Examples - Regular Expressions Tutorial

Regular Expressions Examples!

RE for the real world.

Introduction

Regular expressions can be a bit of an abstract concept to get your head around. Let's take a look at some real world examples to give you a better idea of how they are actually used and what types of problems you can solve with them. Remember, the examples below are just a taste of what you can do with regular expressions. They have many uses and you are really only limited by your imagination and creativity.

In the examples below you may hover over the breakdowns to highlight the various components.

Hovers on this page.

To create the functionality on this page where you can hover on descriptions and examples and see which parts of the regular expression they are referring to a small amount of Javascript is used. If you want to see the code you can right-click and 'view source' to see it. I set ID's on relevant sections then the Javascript uses a regular expression to extract relevant data and from that identify the corresponding content to also highlight. So for instance, I have an item identified as eg1trigger3. When you hover over this a regular expression is used to extract the example number (1) and trigger number (3) as follows:

eg(\d+)trigger(\d+)

Broken down that is:

The beginning of the intended identifier - eg.
The example number. By placing it within brackets we can use it in the Javascript later on.
The trigger section of the identifier.
The trigger number. By placing it within brackets (similar to the example number) we may use it in the Javascript later on.

Credit card numbers

Form validation is an area where regular expressions are really useful. This example and the next few are really useful here.

So we know that a credit card number is 16 digits, and is typically divided into 4 groups of 4 digits. Don't you hate it when you are given just a sinle field and not told whether it accepts the number as one big number or four 4 digit groups. What if it could elegantly handle both. While we're at it, let's make it also allow for the separator to be a space, dash or comma.

\d{4}[-, ]?\d{4}[-, ]?\d{4}[-, ]\d{4}

Broken down that is:

4 digits, followed by
either a dash, comma or space, zero or one times, follwed by
4 digits, followed by
either a dash, comma or space, zero or one times, follwed by
4 digits, followed by
either a dash, comma or space, zero or one times, follwed by
4 digits

If you want different separators it's a simple matter of changing what is inside the range operators. It's also easy to adapt this pattern to other digit based items such as membership numbers or IP addresses etc.

It's possible to expand on this to accommodate different brands of credit cards. This is because each brand has unique characteristics that we can identify.

Email addresses

Email addresses are an interesting case. There are a variety of approaches depending on how pedantic you want to be. What constitues valid syntax can be quite complex. Here is a less pedantic approach.

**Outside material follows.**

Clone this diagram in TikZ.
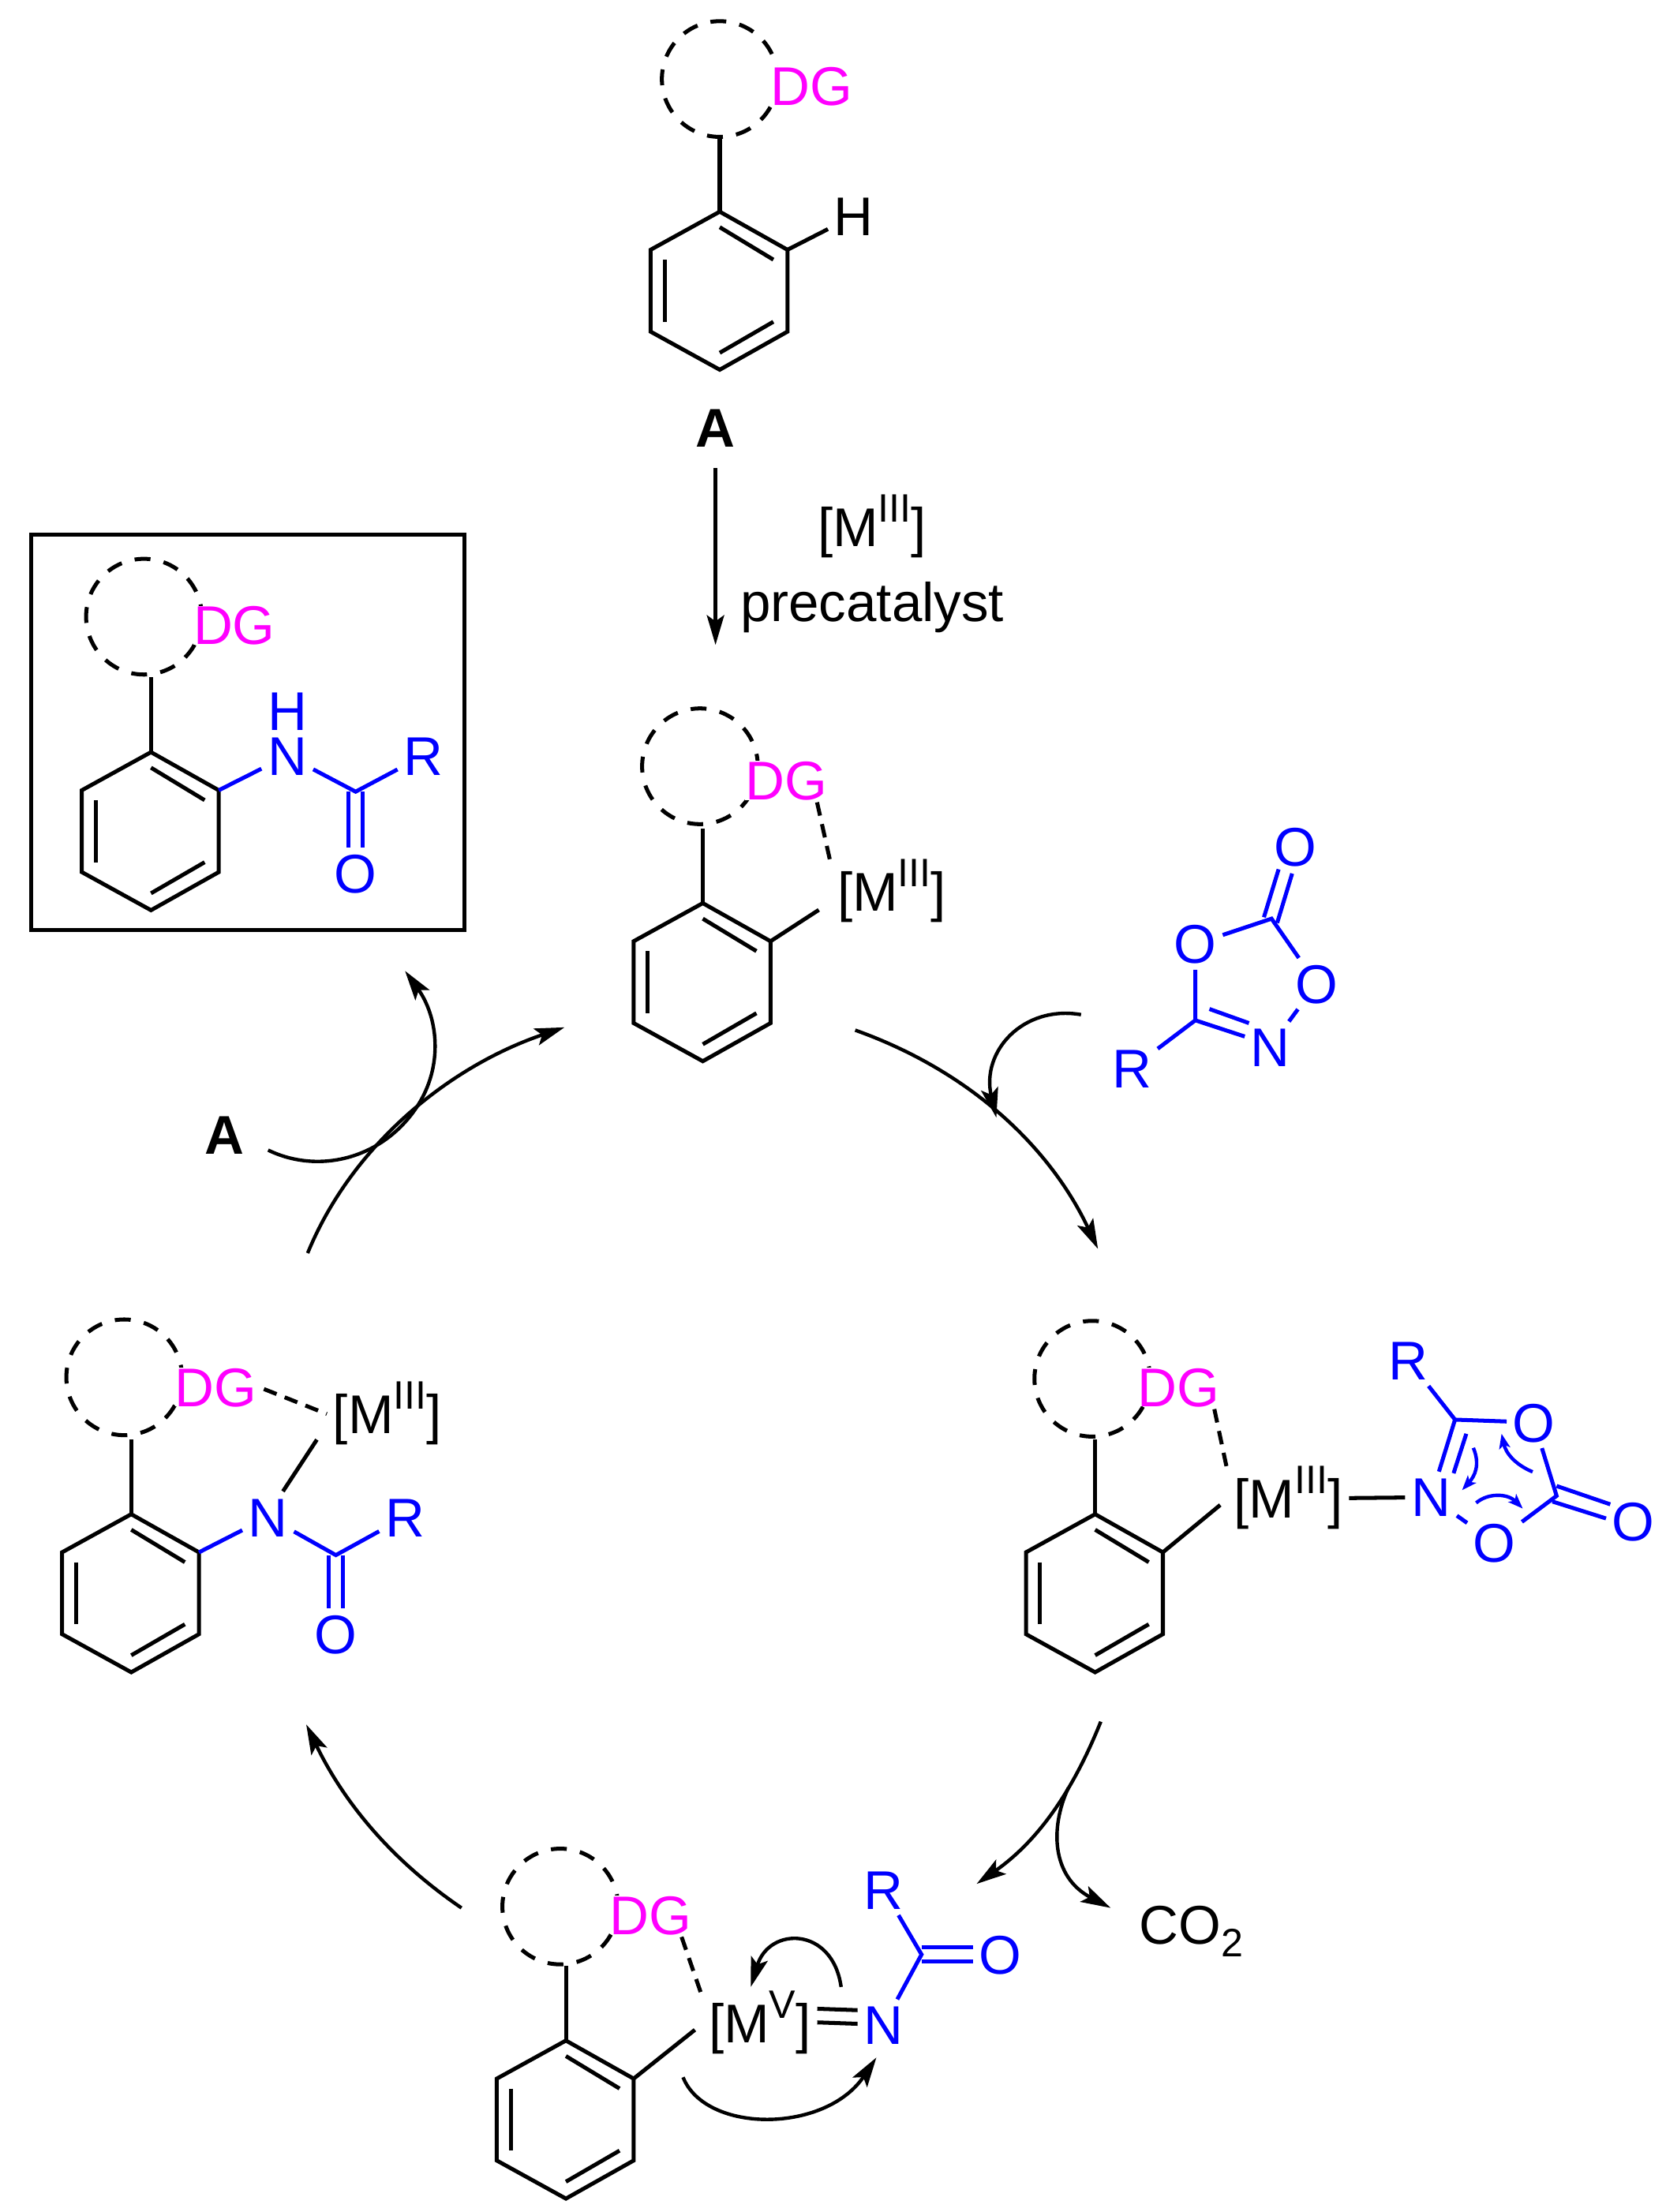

[a-zA-Z0-9.+-_]+@[a-zA-Z0-9.-]+\.[a-zA-Z]{2,63}

Broken down that is:

The recipient name, followed by
The @ symbol, followed by
The main part of the domain, followed by
The top level domain part of the domain

You may be wondering why the top level domain section is between 2 and 63 characters and not something like 2 and 4 characters. Things used to be simple with nearly all domains being something like .com or .net, with maybe a .au to signify country. Now things have gotten silly though and domains such as .sandvikcoromant exist (with more likely to follow). The official specification allows for up to 63 charactes for the top level domain so it is probably safest to check for that.

HTML Mangling

Things like HTML, where our content follows a certain syntax, are great for utilising regular expressions when we want to identify certain elements. I regularly use regular expresisons with a search and replace to update certain parts of a page. Let's say for instance that we wish to identify img tags which don't contain an alt attribute and which are contained within an opening and closing tag of the same type, on a single line. (If you want to learn a bit more about HTML you can check out our HTML tutorial.)

<([a-zA-Z][a-zA-Z0-9]?).*>.*<[iI][mM][gG] (?![^>]*alt=).*>.*</\1>

Broken down that is:

The name of the opening tag. We place this in brackets so we can match it at the end as well.
Other potential stuff within the opening tag, attributes etc.
Content which is not an img tag.
An img tag. Using range operators to identify in either lowercase or uppwercase or a mixture.
Here we use a negative lookahead to make sure that alt= is not somewhere after the img tag befor the closing >.
Potential content after the img tab and before the closing tag.
The closing tag. \1 becomes the same as what was matched in the brackets around the opening tag name.